Executive: Microsoft More Nimble Company

Company's corporate restructuring designed to allow Microsoft Corp. to make decisions more quickly, says top exec.

(Redmond, Wash.) Eight months after announcing a corporate restructuring designed to allow Microsoft Corp. to make decisions more quickly, a top executive insisted Wednesday the technology industry's 800-pound gorilla has become more nimble.

"There's more to be done, no question, but I feel like we're moving and focused in the right way," said Kevin Johnson, who in the restructuring was named co-president of the division that includes Microsoft's Windows operating system, online efforts and server software.

The restructuring came as Microsoft faced criticism about whether the hulking company could move fast enough to beat back the growing threats from younger or smaller companies that offer software as a service over the Internet.

Such offerings, which range from Google Inc.'s free, Web-based e-mail to Inc.'s online business products, could eventually threaten two of Microsoft's most lucrative businesses: Windows and Office business software.

Less than two months after the restructuring, Microsoft announced it was putting much of its muscle behind that Web-based market. In short order, the company began releasing a slew of new, updated and test versions of products under its "Live" online brand. The company says the products are designed to complement, rather than replace, the desktop programs that remain its cash cows.

Its online offerings include tools for finding local businesses and points of interest to checking e-mail and creating a small business Web site. Microsoft also has rushed to market a platform for selling online advertising, which is how companies make money from many online services.

The changes came as Microsoft conceded yet another delay in its new version of Windows, Vista. It will now be released to consumers in January, more than five years after the most recent version, Windows XP, came out.

Johnson points to the swift online effort as the best example of Microsoft's changes since the restructuring. He said the company removed some layers of management, recruited key Microsoft and non-Microsoft employees to the task and made other changes designed to help the company respond more quickly.

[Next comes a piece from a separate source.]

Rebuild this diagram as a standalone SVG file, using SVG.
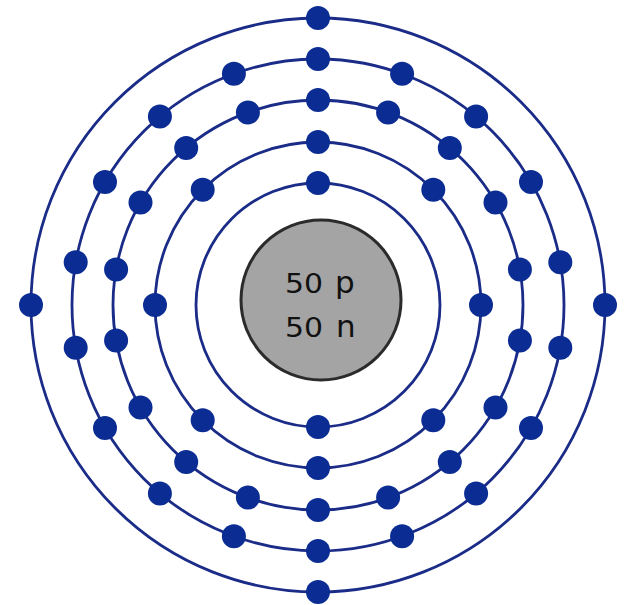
<svg xmlns="http://www.w3.org/2000/svg" xmlns:xlink="http://www.w3.org/1999/xlink" width="630" height="605" viewBox="0 0 630 605">
  <style>
    .orbit { fill: none; stroke: #1a2c88; stroke-width: 2.8; }
    .e { fill: #0b2c92; }
    .nuc { fill: #a4a4a4; stroke: #2b2b2b; stroke-width: 3; }
    .num { font-family: "DejaVu Sans", "Liberation Sans", sans-serif; font-size: 27px; fill: #111; }
    .sym { font-family: "DejaVu Sans", "Liberation Sans", sans-serif; font-size: 31px; fill: #111; }
  </style>
  <defs>
    <circle id="el" class="e" r="12"/>
  </defs>
  <rect width="630" height="605" fill="#ffffff"/>

  <!-- electron shells (orbits) -->
  <g id="orbits">
    <circle class="orbit" cx="318" cy="305" r="122"/>
    <circle class="orbit" cx="318" cy="305" r="163"/>
    <circle class="orbit" cx="318" cy="305" r="205"/>
    <circle class="orbit" cx="318" cy="305" r="246"/>
    <circle class="orbit" cx="318" cy="305" r="287"/>
  </g>

  <!-- nucleus -->
  <g id="nucleus">
    <circle class="nuc" cx="321" cy="300" r="80"/>
    <text class="num" x="285" y="293" textLength="38" lengthAdjust="spacingAndGlyphs">50</text>
    <text class="sym" x="335" y="293">p</text>
    <text class="num" x="285" y="337" textLength="38" lengthAdjust="spacingAndGlyphs">50</text>
    <text class="sym" x="336" y="337">n</text>
  </g>

  <!-- shell 1: 2 electrons -->
  <g id="shell1">
    <use xlink:href="#el" x="318" y="183"/>
    <use xlink:href="#el" x="318" y="427"/>
  </g>

  <!-- shell 2: 8 electrons -->
  <g id="shell2">
    <use xlink:href="#el" x="318" y="142"/>
    <use xlink:href="#el" x="433.3" y="189.7"/>
    <use xlink:href="#el" x="481" y="305"/>
    <use xlink:href="#el" x="433.3" y="420.3"/>
    <use xlink:href="#el" x="318" y="468"/>
    <use xlink:href="#el" x="202.7" y="420.3"/>
    <use xlink:href="#el" x="155" y="305"/>
    <use xlink:href="#el" x="202.7" y="189.7"/>
  </g>

  <!-- shell 3: 18 electrons -->
  <g id="shell3">
    <use xlink:href="#el" x="318" y="100"/>
    <use xlink:href="#el" x="388.1" y="112.4"/>
    <use xlink:href="#el" x="449.8" y="148"/>
    <use xlink:href="#el" x="495.5" y="202.5"/>
    <use xlink:href="#el" x="519.9" y="269.4"/>
    <use xlink:href="#el" x="519.9" y="340.6"/>
    <use xlink:href="#el" x="495.5" y="407.5"/>
    <use xlink:href="#el" x="449.8" y="462"/>
    <use xlink:href="#el" x="388.1" y="497.6"/>
    <use xlink:href="#el" x="318" y="510"/>
    <use xlink:href="#el" x="247.9" y="497.6"/>
    <use xlink:href="#el" x="186.2" y="462"/>
    <use xlink:href="#el" x="140.5" y="407.5"/>
    <use xlink:href="#el" x="116.1" y="340.6"/>
    <use xlink:href="#el" x="116.1" y="269.4"/>
    <use xlink:href="#el" x="140.5" y="202.5"/>
    <use xlink:href="#el" x="186.2" y="148"/>
    <use xlink:href="#el" x="247.9" y="112.4"/>
  </g>

  <!-- shell 4: 18 electrons -->
  <g id="shell4">
    <use xlink:href="#el" x="318" y="59"/>
    <use xlink:href="#el" x="402.1" y="73.8"/>
    <use xlink:href="#el" x="476.1" y="116.6"/>
    <use xlink:href="#el" x="531" y="182"/>
    <use xlink:href="#el" x="560.3" y="262.3"/>
    <use xlink:href="#el" x="560.3" y="347.7"/>
    <use xlink:href="#el" x="531" y="428"/>
    <use xlink:href="#el" x="476.1" y="493.4"/>
    <use xlink:href="#el" x="402.1" y="536.2"/>
    <use xlink:href="#el" x="318" y="551"/>
    <use xlink:href="#el" x="233.9" y="536.2"/>
    <use xlink:href="#el" x="159.9" y="493.4"/>
    <use xlink:href="#el" x="105" y="428"/>
    <use xlink:href="#el" x="75.7" y="347.7"/>
    <use xlink:href="#el" x="75.7" y="262.3"/>
    <use xlink:href="#el" x="105" y="182"/>
    <use xlink:href="#el" x="159.9" y="116.6"/>
    <use xlink:href="#el" x="233.9" y="73.8"/>
  </g>

  <!-- shell 5: 4 electrons -->
  <g id="shell5">
    <use xlink:href="#el" x="318" y="18"/>
    <use xlink:href="#el" x="605" y="305"/>
    <use xlink:href="#el" x="318" y="592"/>
    <use xlink:href="#el" x="31" y="305"/>
  </g>
</svg>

"You look at the speed at which we've come out with many of those new innovations and how that's evolved in the last six or seven months, and I think that's a reflection of the spirit of agility and how we're embracing software plus services," Johnson said in an interview with The Associated Press during Microsoft's 10th annual CEO Summit at its Redmond headquarters Wednesday.

Johnson concedes there are some drawbacks to quickly releasing a host of new products into the market, although he says he thinks the company is striking the right balance.

For example, some users have been confused by Microsoft's plans to rename certain products that were previously part of its MSN online unit, such as Hotmail and MSN Messenger, with the "Windows Live" moniker. It's also left some questioning what will happen to the old MSN brand, although the company insists it will live on.

Adding to the confusion, Microsoft has even given two separate products the same name. Windows Live Search is both the company's new Internet search engine and a product that lets workers scour their PC, the Internet and corporate networks.

Martin Taylor, a corporate vice president for Windows Live and MSN Marketing, on Wednesday wouldn't directly address whether the Windows Live Search product for workers would get a name change, saying only, "We're finalizing a few things."